The seventh largest lake in the world (and the fourth largest in Africa), Lake Chad is located in the sahelian zone, a region just south of the Sahara Desert. Once a huge inland sea (the Paleochadian Sea) whose only remnant is shallow Lake Chad, this vast depression extends west into Nigeria and Niger. The larger, northern portion of the basin is bounded within Chad by the Tibesti Mountains in the northwest, the Ennedi Plateau in the northeast, the Ouadda'i Highlands in the east along the border with Sudan, the Gura Massif in central Chad, and the Mandara Mountains along Chad's southwestern border with Cameroon. The smaller, southern part of the basin falls almost exclusively in Chad. It is delimited in the north by the Gura Massif, in the south by highlands 250 kilometers south of the border with Central African Republic, and in the southwest by the Mandara Mountains.

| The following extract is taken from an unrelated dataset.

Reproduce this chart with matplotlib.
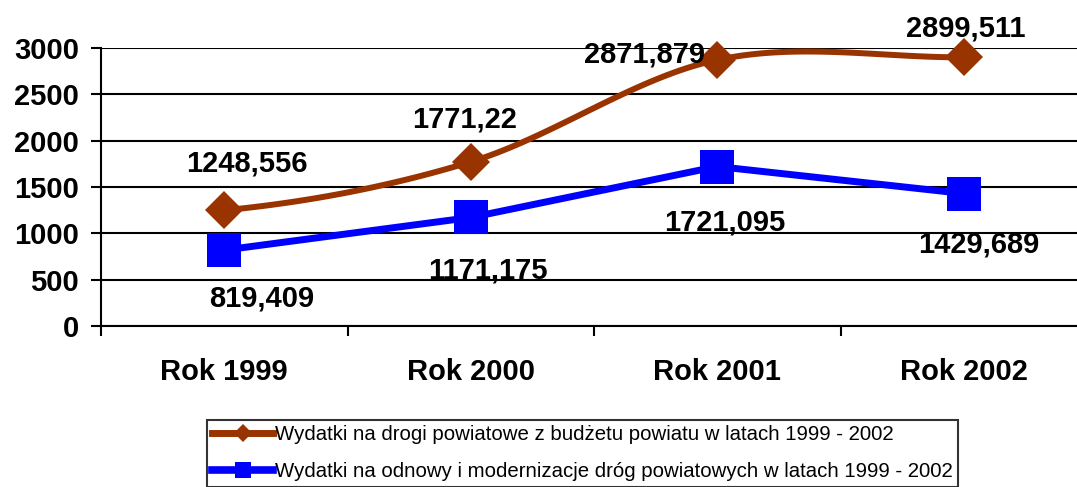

Lake Chad, located in the southwestern part of the basin at an altitude of 282 meters, sur*risingly does not mark the basin's lowest point; instead, this is found in the Bodele and Djourab regions in the north-central and northeastern parts of the country, respectively.

This oddity arises because the great stationary dunes (ergs) of the Kanem region create a dam, preventing lake waters from flowing to the basin's lowest point. At various times in the past, and as late as the 1870s, the Bahr el Ghazal Depression, which extends from the northeastern part of the lake to the Djourab, acted as an overflow canal; since independence, climatic conditions have made overflows impossible.

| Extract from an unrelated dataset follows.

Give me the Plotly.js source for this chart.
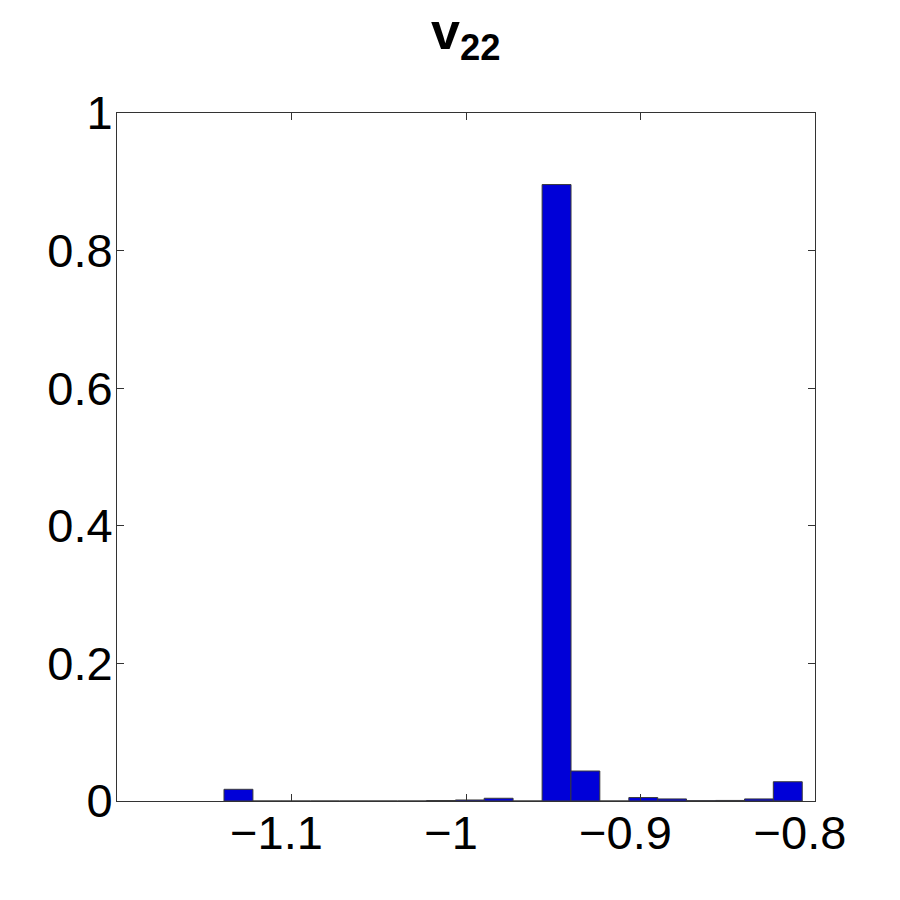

Chad's major rivers are the Chari and the Logone and their tributaries, which flow from the southeast into Lake Chad. Both river systems rise in the highlands of Central African Republic and Cameroon, regions that receive more than 1,250 millimeters of rainfall annually.

The size of the lake is determined by rains in the southern highlands bordering the basin and by temperatures in the Sahel. Fluctuations in both cause the lake to change dramatically in size, from 9,800 square kilometers in the dry season to 25,500 at the end of the rainy season. Lake Chad also changes greatly in size from one year to another. In 1870 its maximum area was 28,000 square kilometers. The measurement dropped to 12,700 in 1908. In the 1940s and 1950s, the lake remained small, but it grew again to 26,000 square kilometers in 1963. The droughts of the late 1960s, early 1970s, and mid-1980s caused Lake Chad to shrink once again, however.